DATA SHOWN ::
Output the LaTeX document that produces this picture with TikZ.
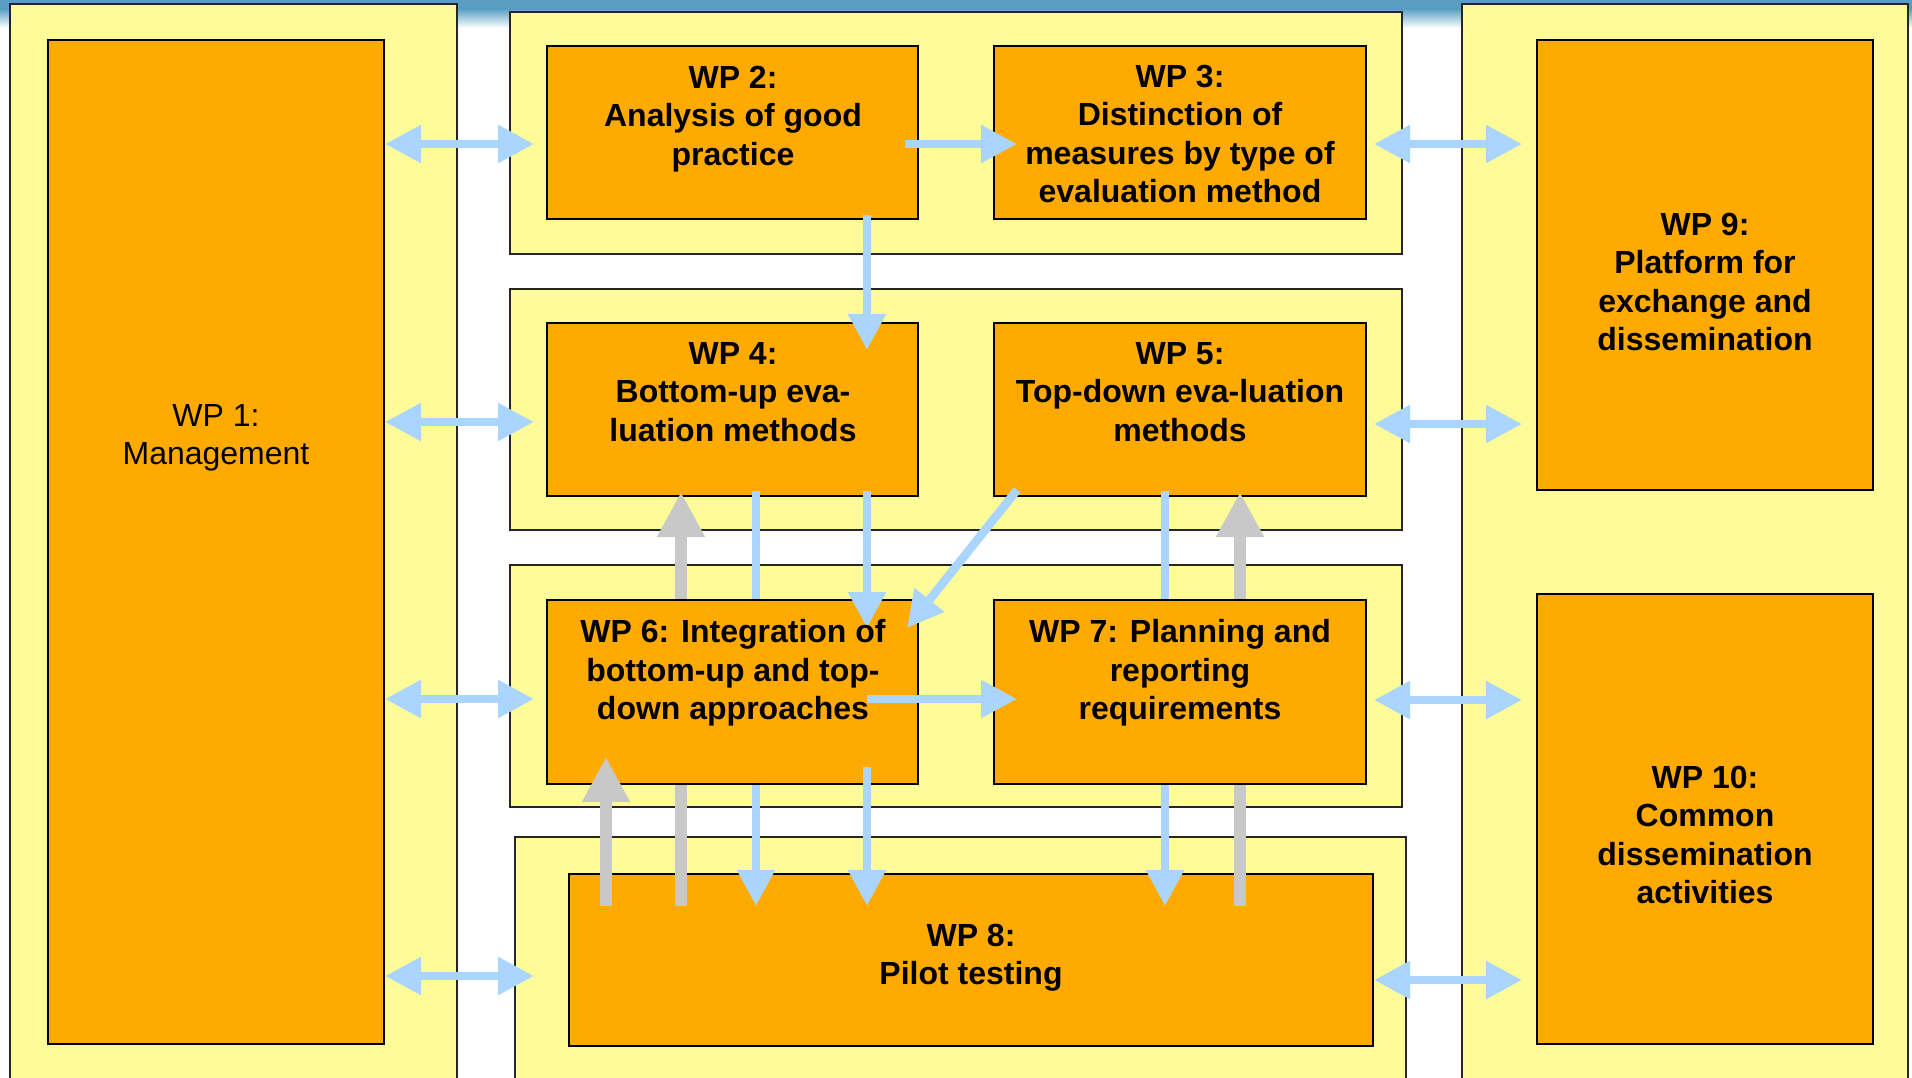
\documentclass[tikz,border=0pt]{standalone}
\usepackage{fontspec}
\setmainfont{Liberation Sans}
\usetikzlibrary{arrows.meta,fit}
\definecolor{panel}{RGB}{253,252,153}
\definecolor{wpor}{RGB}{255,170,0}
\definecolor{arrblue}{RGB}{170,213,255}
\definecolor{arrgray}{RGB}{200,200,200}
\definecolor{topblue}{RGB}{88,158,195}
\begin{document}
\begin{tikzpicture}[x=0.5pt,y=-0.5pt,
  panelbox/.style={draw=black!85, line width=0.9pt, fill=panel, inner sep=0pt},
  wpbox/.style={draw=black, line width=0.9pt, fill=wpor, inner sep=0pt},
  wptext/.style={font=\fontsize{16}{19.2}\selectfont\bfseries, align=center, inner sep=0pt},
  wptextreg/.style={font=\fontsize{16}{19.2}\selectfont, align=center, inner sep=0pt},
  bluearr/.style={draw=arrblue, line width=4.3pt, -{Triangle[width=18pt,length=18pt]}},
  bluedbl/.style={draw=arrblue, line width=4.3pt, {Triangle[width=18pt,length=18pt]}-{Triangle[width=18pt,length=18pt]}},
  grayarr/.style={draw=arrgray, line width=5.8pt, -{Triangle[width=22.5pt,length=22.5pt]}},
]
\useasboundingbox (0,0) rectangle (1912,1077);
\fill[white] (0,0) rectangle (1912,1077);
\fill[topblue] (0,0) rectangle (1912,9);
\shade[top color=topblue, bottom color=white] (0,8.5) rectangle (1912,28);

% panels
\node[panelbox, fit={(10,4) (457,1090)}] (pleft) {};
\node[panelbox, fit={(1462,4) (1908,1090)}] (pright) {};
\node[panelbox, fit={(510,12) (1402,254)}] (prow1) {};
\node[panelbox, fit={(510,289) (1402,530)}] (prow2) {};
\node[panelbox, fit={(510,565) (1402,807)}] (prow3) {};
\node[panelbox, fit={(515,837) (1406,1090)}] (prow4) {};

% work package boxes (first layer)
\node[wpbox, fit={(48,40) (384,1044)}] (wp1) {};
\node[wpbox, fit={(547,46) (918,219)}] (wp2) {};
\node[wpbox, fit={(994,46) (1366,219)}] (wp3) {};
\node[wpbox, fit={(547,323) (918,496)}] (wp4) {};
\node[wpbox, fit={(994,323) (1366,496)}] (wp5) {};
\node[wpbox, fit={(569,874) (1373,1046)}] (wp8) {};
\node[wpbox, fit={(1537,40) (1873,490)}] (wp9) {};
\node[wpbox, fit={(1537,594) (1873,1044)}] (wp10) {};

% connector end points
\coordinate (la1) at (385,144);  \coordinate (lb1) at (534,144);
\coordinate (la2) at (385,422);  \coordinate (lb2) at (534,422);
\coordinate (la3) at (385,699);  \coordinate (lb3) at (534,699);
\coordinate (la4) at (385,976);  \coordinate (lb4) at (534,976);
\coordinate (ra1) at (1374,144); \coordinate (rb1) at (1522,144);
\coordinate (ra2) at (1374,424); \coordinate (rb2) at (1522,424);
\coordinate (ra3) at (1374,700); \coordinate (rb3) at (1522,700);
\coordinate (ra4) at (1374,980); \coordinate (rb4) at (1522,980);
\coordinate (s23) at (905,144);  \coordinate (e23) at (1017,144);
\coordinate (s24) at (867,215);  \coordinate (e24) at (867,350);
\coordinate (s48a) at (756,491); \coordinate (e48a) at (756,906);
\coordinate (s58) at (1165,491); \coordinate (e58) at (1165,906);
\coordinate (s84a) at (681,906); \coordinate (e84a) at (681,492);
\coordinate (s85) at (1240,906); \coordinate (e85) at (1240,492);
\coordinate (s46) at (867,491);  \coordinate (e46) at (867,628);
\coordinate (s56) at (1017,490); \coordinate (e56) at (907,628);
\coordinate (s67) at (867,699);  \coordinate (e67) at (1017,699);
\coordinate (s86) at (606,906);  \coordinate (e86) at (606,757);
\coordinate (s68) at (867,767);  \coordinate (e68) at (867,906);

% long connectors passing behind WP 6 and WP 7
\draw[bluearr] (s48a) -- (e48a);
\draw[bluearr] (s58) -- (e58);
\draw[grayarr] (s84a) -- (e84a);
\draw[grayarr] (s85) -- (e85);

% work package boxes (second layer)
\node[wpbox, fit={(547,600) (918,784)}] (wp6) {};
\node[wpbox, fit={(994,600) (1366,784)}] (wp7) {};

% remaining connectors
\draw[bluedbl] (la1) -- (lb1);
\draw[bluedbl] (la2) -- (lb2);
\draw[bluedbl] (la3) -- (lb3);
\draw[bluedbl] (la4) -- (lb4);
\draw[bluedbl] (ra1) -- (rb1);
\draw[bluedbl] (ra2) -- (rb2);
\draw[bluedbl] (ra3) -- (rb3);
\draw[bluedbl] (ra4) -- (rb4);
\draw[bluearr] (s23) -- (e23);
\draw[bluearr] (s24) -- (e24);
\draw[bluearr] (s46) -- (e46);
\draw[bluearr] (s56) -- (e56);
\draw[bluearr] (s67) -- (e67);
\draw[grayarr] (s86) -- (e86);
\draw[bluearr] (s68) -- (e68);

% texts
\node[wptextreg] (t1) at (216,438) {WP 1:\\Management};
\node[wptext] (t2) at (733,119) {WP 2:\\Analysis of good\\practice};
\node[wptext] (t3) at (1180,134) {WP 3:\\Distinction of\\measures by type of\\evaluation method};
\node[wptext] (t4) at (733,392) {WP 4:\\Bottom-up eva-\\luation methods};
\node[wptext] (t5) at (1180,392) {WP 5:\\Top-down eva-luation\\methods};
\node[wptext] (t6) at (733,673) {WP 6: Integration of\\bottom-up and top-\\down approaches};
\node[wptext] (t7) at (1180,673) {WP 7: Planning and\\reporting\\requirements};
\node[wptext] (t8) at (971,958) {WP 8:\\Pilot testing};
\node[wptext] (t9) at (1705,282) {WP 9:\\Platform for\\exchange and\\dissemination};
\node[wptext] (t10) at (1705,835) {WP 10:\\Common\\dissemination\\activities};
\end{tikzpicture}
\end{document}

TASK TO COMPLETE ::
Transcribe the material as is, with images omitted.

THE OUTPUT ::
Output the LaTeX document that produces this picture with TikZ.
\documentclass[tikz,border=0pt]{standalone}
\usepackage{fontspec}
\setmainfont{Liberation Sans}
\usetikzlibrary{arrows.meta,fit}
\definecolor{panel}{RGB}{253,252,153}
\definecolor{wpor}{RGB}{255,170,0}
\definecolor{arrblue}{RGB}{170,213,255}
\definecolor{arrgray}{RGB}{200,200,200}
\definecolor{topblue}{RGB}{88,158,195}
\begin{document}
\begin{tikzpicture}[x=0.5pt,y=-0.5pt,
  panelbox/.style={draw=black!85, line width=0.9pt, fill=panel, inner sep=0pt},
  wpbox/.style={draw=black, line width=0.9pt, fill=wpor, inner sep=0pt},
  wptext/.style={font=\fontsize{16}{19.2}\selectfont\bfseries, align=center, inner sep=0pt},
  wptextreg/.style={font=\fontsize{16}{19.2}\selectfont, align=center, inner sep=0pt},
  bluearr/.style={draw=arrblue, line width=4.3pt, -{Triangle[width=18pt,length=18pt]}},
  bluedbl/.style={draw=arrblue, line width=4.3pt, {Triangle[width=18pt,length=18pt]}-{Triangle[width=18pt,length=18pt]}},
  grayarr/.style={draw=arrgray, line width=5.8pt, -{Triangle[width=22.5pt,length=22.5pt]}},
]
\useasboundingbox (0,0) rectangle (1912,1077);
\fill[white] (0,0) rectangle (1912,1077);
\fill[topblue] (0,0) rectangle (1912,9);
\shade[top color=topblue, bottom color=white] (0,8.5) rectangle (1912,28);

% panels
\node[panelbox, fit={(10,4) (457,1090)}] (pleft) {};
\node[panelbox, fit={(1462,4) (1908,1090)}] (pright) {};
\node[panelbox, fit={(510,12) (1402,254)}] (prow1) {};
\node[panelbox, fit={(510,289) (1402,530)}] (prow2) {};
\node[panelbox, fit={(510,565) (1402,807)}] (prow3) {};
\node[panelbox, fit={(515,837) (1406,1090)}] (prow4) {};

% work package boxes (first layer)
\node[wpbox, fit={(48,40) (384,1044)}] (wp1) {};
\node[wpbox, fit={(547,46) (918,219)}] (wp2) {};
\node[wpbox, fit={(994,46) (1366,219)}] (wp3) {};
\node[wpbox, fit={(547,323) (918,496)}] (wp4) {};
\node[wpbox, fit={(994,323) (1366,496)}] (wp5) {};
\node[wpbox, fit={(569,874) (1373,1046)}] (wp8) {};
\node[wpbox, fit={(1537,40) (1873,490)}] (wp9) {};
\node[wpbox, fit={(1537,594) (1873,1044)}] (wp10) {};

% connector end points
\coordinate (la1) at (385,144);  \coordinate (lb1) at (534,144);
\coordinate (la2) at (385,422);  \coordinate (lb2) at (534,422);
\coordinate (la3) at (385,699);  \coordinate (lb3) at (534,699);
\coordinate (la4) at (385,976);  \coordinate (lb4) at (534,976);
\coordinate (ra1) at (1374,144); \coordinate (rb1) at (1522,144);
\coordinate (ra2) at (1374,424); \coordinate (rb2) at (1522,424);
\coordinate (ra3) at (1374,700); \coordinate (rb3) at (1522,700);
\coordinate (ra4) at (1374,980); \coordinate (rb4) at (1522,980);
\coordinate (s23) at (905,144);  \coordinate (e23) at (1017,144);
\coordinate (s24) at (867,215);  \coordinate (e24) at (867,350);
\coordinate (s48a) at (756,491); \coordinate (e48a) at (756,906);
\coordinate (s58) at (1165,491); \coordinate (e58) at (1165,906);
\coordinate (s84a) at (681,906); \coordinate (e84a) at (681,492);
\coordinate (s85) at (1240,906); \coordinate (e85) at (1240,492);
\coordinate (s46) at (867,491);  \coordinate (e46) at (867,628);
\coordinate (s56) at (1017,490); \coordinate (e56) at (907,628);
\coordinate (s67) at (867,699);  \coordinate (e67) at (1017,699);
\coordinate (s86) at (606,906);  \coordinate (e86) at (606,757);
\coordinate (s68) at (867,767);  \coordinate (e68) at (867,906);

% long connectors passing behind WP 6 and WP 7
\draw[bluearr] (s48a) -- (e48a);
\draw[bluearr] (s58) -- (e58);
\draw[grayarr] (s84a) -- (e84a);
\draw[grayarr] (s85) -- (e85);

% work package boxes (second layer)
\node[wpbox, fit={(547,600) (918,784)}] (wp6) {};
\node[wpbox, fit={(994,600) (1366,784)}] (wp7) {};

% remaining connectors
\draw[bluedbl] (la1) -- (lb1);
\draw[bluedbl] (la2) -- (lb2);
\draw[bluedbl] (la3) -- (lb3);
\draw[bluedbl] (la4) -- (lb4);
\draw[bluedbl] (ra1) -- (rb1);
\draw[bluedbl] (ra2) -- (rb2);
\draw[bluedbl] (ra3) -- (rb3);
\draw[bluedbl] (ra4) -- (rb4);
\draw[bluearr] (s23) -- (e23);
\draw[bluearr] (s24) -- (e24);
\draw[bluearr] (s46) -- (e46);
\draw[bluearr] (s56) -- (e56);
\draw[bluearr] (s67) -- (e67);
\draw[grayarr] (s86) -- (e86);
\draw[bluearr] (s68) -- (e68);

% texts
\node[wptextreg] (t1) at (216,438) {WP 1:\\Management};
\node[wptext] (t2) at (733,119) {WP 2:\\Analysis of good\\practice};
\node[wptext] (t3) at (1180,134) {WP 3:\\Distinction of\\measures by type of\\evaluation method};
\node[wptext] (t4) at (733,392) {WP 4:\\Bottom-up eva-\\luation methods};
\node[wptext] (t5) at (1180,392) {WP 5:\\Top-down eva-luation\\methods};
\node[wptext] (t6) at (733,673) {WP 6: Integration of\\bottom-up and top-\\down approaches};
\node[wptext] (t7) at (1180,673) {WP 7: Planning and\\reporting\\requirements};
\node[wptext] (t8) at (971,958) {WP 8:\\Pilot testing};
\node[wptext] (t9) at (1705,282) {WP 9:\\Platform for\\exchange and\\dissemination};
\node[wptext] (t10) at (1705,835) {WP 10:\\Common\\dissemination\\activities};
\end{tikzpicture}
\end{document}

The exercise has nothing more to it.